As for the "gates" and "rigorous steps along the way" toward obtaining a patent, Kiel said, "They're for a good reason. You have to prove the idea is valid and adds to warfighter capability."

The OGPK, Weapon Elevation Kit and Overhead Protection Kits have each been selected as Army Greatest Inventions, an award program in which combat Soldiers choose the winners.

Making Innovation a Priority

The OGPK is an example of a broader philosophy that ARDEC is embracing. This approach includes using patents as:

• A truly objective measure of state-of-the-art inventiveness

• A method to recognize the personal efforts of inventors and to attract and retain top engineers and scientists

• A way to leverage in-house innovation to get better partnerships with industry

ARDEC employees obtained 30 of the 119 Army patents granted in 2009, and ARDEC patent applications have increased from 36 in Fiscal Year 2008 to 67 in FY 2010.

Nevertheless, "There's more we can do as an R&D;center," said Kiel. "Our future lies in innovation: out-of-the-box, groundbreaking inventions that provide significant warfighting capability."

Another factor is propelling the pursuit of patents.

"There is an increasing burden on the government to do intellectual property development," said Andrei Cernasov, one of the architects of the Innovative Developments Everyday for ARDEC (IDEA) program.

Originally a consultant for ARDEC's innovation initiative, Cernasov is now a permanent ARDEC employee. His research into industry trends indicates that many companies are shifting their research and development centers closer to more profitable emerging market areas like Asia.

Should there be a decline in domestic industry innovation, Cernasov aims to help ARDEC prepare. "The capability to do innovation is proven in government labs. It leads to cheaper, better-performing systems."

Furthermore, Cernasov said being a center known for innovation breeds more innovation. "If we can show the A-level graduates there's a place for them to be creative, we'll attract a better workforce."

Consequently, one of the challenges is growing engineers from within who are knowledgeable and capable of pushing the state-of-the-art. "The majority of intellectual property comes from design engineers," said Cernasov.

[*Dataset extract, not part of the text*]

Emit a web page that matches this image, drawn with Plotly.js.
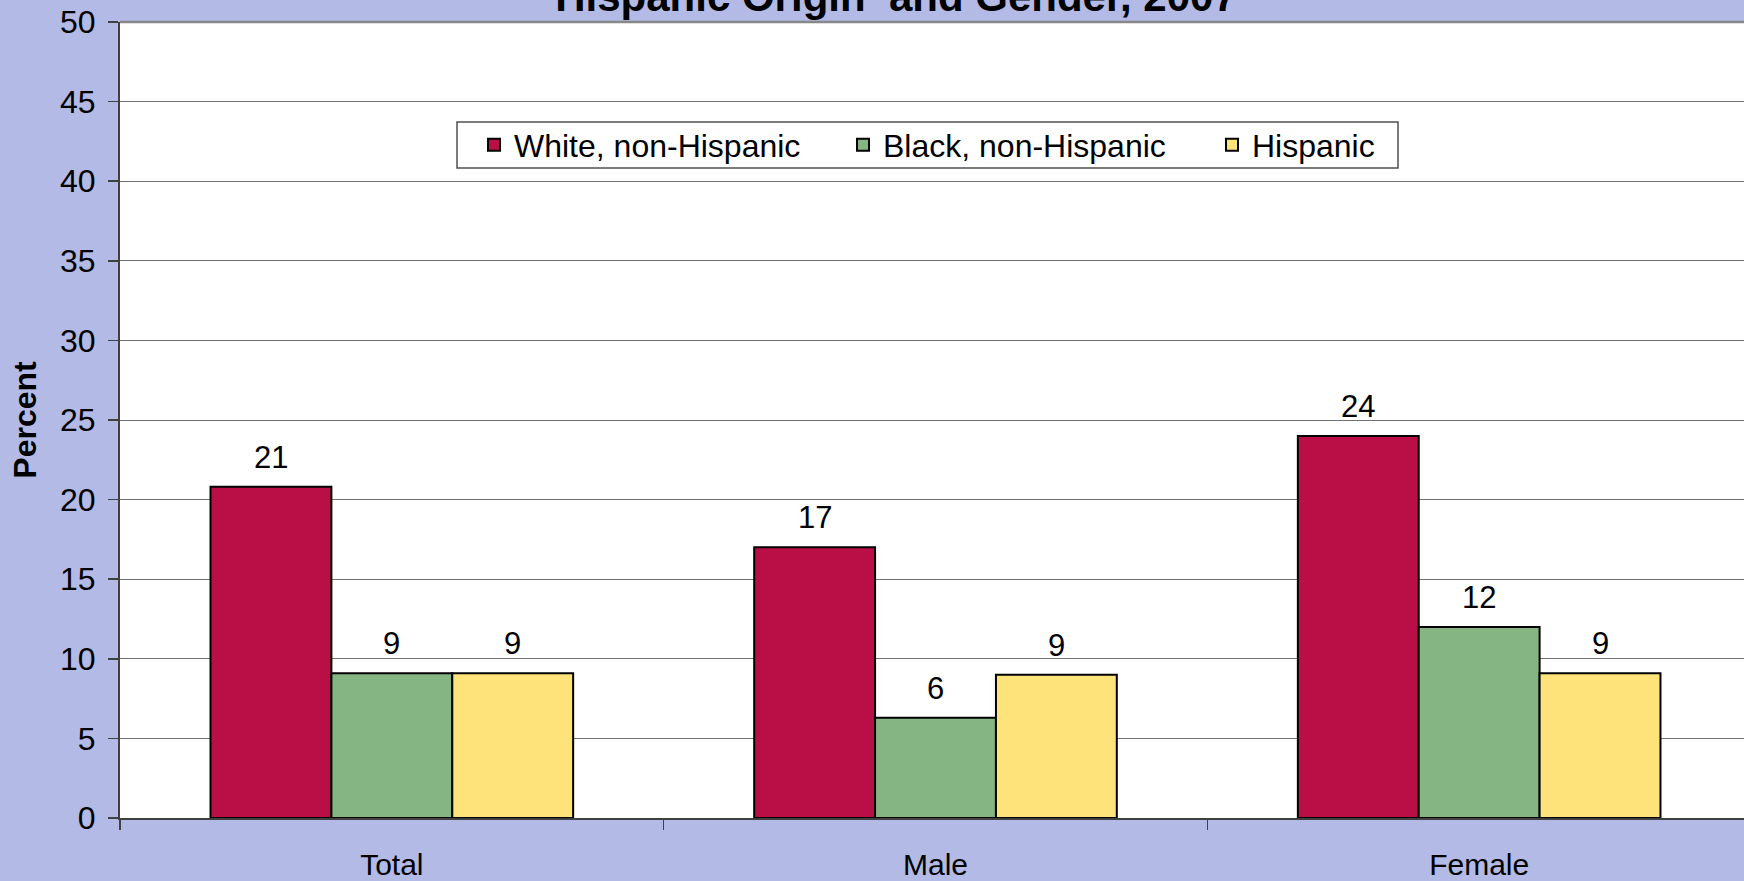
<!DOCTYPE html>
<html>
<head>
<meta charset="utf-8">
<script src="https://cdn.plot.ly/plotly-3.0.1.min.js"></script>
<style>
  html, body { margin: 0; padding: 0; overflow: hidden; background: #b3bae5; }
  #chart { width: 1760px; height: 881px; }
</style>
</head>
<body>
<div id="chart"></div>
<script>
// ---- data ----
const categories = ["Total", "Male", "Female"];
const seriesNames = ["White, non-Hispanic", "Black, non-Hispanic", "Hispanic"];
const whiteValues = [20.8, 17.0, 24.0];
const blackValues = [9.1, 6.3, 12.0];
const hispanicValues = [9.1, 9.0, 9.1];
const yTickValues = [0, 5, 10, 15, 20, 25, 30, 35, 40, 45, 50];
const titleText = "Hispanic Origin  and Gender, 2007";
const yTitleText = "Percent";

// ---- layout geometry (pixels) ----
const W = 1760, H = 881;
const plotL = 120, plotR = 1751, plotT = 22, plotB = 818;
const pw = plotR - plotL, ph = plotB - plotT;
const px2x = p => (p - plotL) / pw;
const py2y = p => 1 - (p - plotT) / ph;

const FONT = "Liberation Sans, Arial, Helvetica, sans-serif";
const colors = ["#b90f46", "#86b584", "#fee37b"];
const valueSets = [whiteValues, blackValues, hispanicValues];
const BARGAP = 0.333;
const barW = (1 - BARGAP) / seriesNames.length;

const traces = seriesNames.map((name, i) => ({
  type: "bar",
  name: name,
  x: categories,
  y: valueSets[i],
  marker: { color: colors[i], line: { color: "#000000", width: 2 } },
  hoverinfo: "x+y+name"
}));

// value labels above bars, placed at each bar's own category slot
const labelAnnotations = [];
valueSets.forEach((vals, s) => {
  vals.forEach((v, c) => {
    labelAnnotations.push({
      xref: "x", yref: "y",
      x: c + (s - (seriesNames.length - 1) / 2) * barW,
      y: v,
      text: String(Math.round(v)),
      showarrow: false,
      xanchor: "center",
      yanchor: "bottom",
      yshift: 10,
      font: { family: FONT, size: 31, color: "#000000" }
    });
  });
});

const layout = {
  width: W,
  height: H,
  autosize: false,
  paper_bgcolor: "#b3bae5",
  plot_bgcolor: "#ffffff",
  font: { family: FONT, size: 30, color: "#000000" },
  margin: { l: plotL, r: W - plotR, t: plotT, b: H - plotB, pad: 0 },
  barmode: "group",
  bargap: BARGAP,
  bargroupgap: 0,
  showlegend: true,
  title: {
    text: titleText,
    font: { family: FONT, size: 42, color: "#000000", weight: "bold" },
    x: 896 / W,
    xanchor: "center",
    xref: "container",
    y: 1 - 11 / H,
    yanchor: "bottom",
    yref: "container"
  },
  legend: {
    orientation: "h",
    x: px2x(474),
    xanchor: "left",
    y: py2y(145),
    yanchor: "middle",
    bgcolor: "rgba(0,0,0,0)",
    borderwidth: 0,
    font: { family: FONT, size: 32, color: "#000000" },
    entrywidth: 324,
    entrywidthmode: "pixels",
    traceorder: "normal"
  },
  xaxis: {
    type: "category",
    range: [-0.5, 2.5],
    showline: true,
    linecolor: "#404040",
    linewidth: 2,
    ticks: "outside",
    tickson: "boundaries",
    ticklen: 10,
    tickwidth: 1.5,
    tickcolor: "#404040",
    showgrid: false,
    zeroline: false,
    ticklabelstandoff: 19,
    tickfont: { family: FONT, size: 30, color: "#000000" },
    fixedrange: true
  },
  yaxis: {
    range: [0, 50],
    tickvals: yTickValues,
    ticktext: yTickValues.map(String),
    showline: true,
    linecolor: "#404040",
    linewidth: 2,
    ticks: "outside",
    ticklen: 10,
    tickwidth: 1.5,
    tickcolor: "#404040",
    showgrid: true,
    gridcolor: "#707070",
    gridwidth: 1,
    zeroline: false,
    ticklabelstandoff: 6,
    tickfont: { family: FONT, size: 32, color: "#000000" },
    title: {
      text: yTitleText,
      font: { family: FONT, size: 32, color: "#000000", weight: "bold" },
      standoff: 14
    },
    fixedrange: true
  },
  annotations: labelAnnotations,
  shapes: [
    {
      type: "rect", xref: "paper", yref: "paper", layer: "above",
      x0: px2x(457), x1: px2x(1398), y0: py2y(168), y1: py2y(122),
      fillcolor: "#ffffff", line: { color: "#505050", width: 1.5 }
    },
    {
      type: "line", xref: "paper", yref: "paper", layer: "above",
      x0: 0, x1: 1, y0: 1, y1: 1,
      line: { color: "#888888", width: 2.5 }
    }
  ]
};

Plotly.newPlot("chart", traces, layout, { displayModeBar: false, staticPlot: true });
</script>
</body>
</html>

"Every engineer hired here is hired as a design engineer," said Cernasov.

"The tendency is to acquire transactional skills and lose design skills over time." Transactional engineers know the state-of-the art in their technological area, but their role is to generate or monitor contracts, said Cernasov.

ARDEC needs plenty of transactional engineers, he said, but he teaches any ARDEC employee about the innovation process to nurture innovation as a capability within the center.

The IDEA program is sheparded by three "champions" and it provides five innovation catalysts -- Kiel among them -- who mentor and encourage new inventors and link them with collaborators during the design process.

ARDEC's IDEA initiative also provides facilities equipped for innovation that house prototyping capability, libraries and online services to aid in patent research and documentation.

Private industry's size and motivation to innovate continues to make it a vital partner and resource to obtain Soldier capabilities, according to Cernasov.

However, the center wants to leverage more Cooperative Research and Development Agreements, or CRADA, and other innovative arrangements with industry to contain costs.

A CRADA is an agreement that allows industry and the Army to work together on a project. A company gets the Army's assistance to develop the technology for use in the commercial market. For its part, the Army gets technology developed that it needs for Army purposes.

A key to the CRADA is that it allows the Army to share the patent license, which can lower the cost of products that Soldiers use to gain the upper hand in battle.

"They're a win-win for the Army and industry," Cernasov said of CRADAs.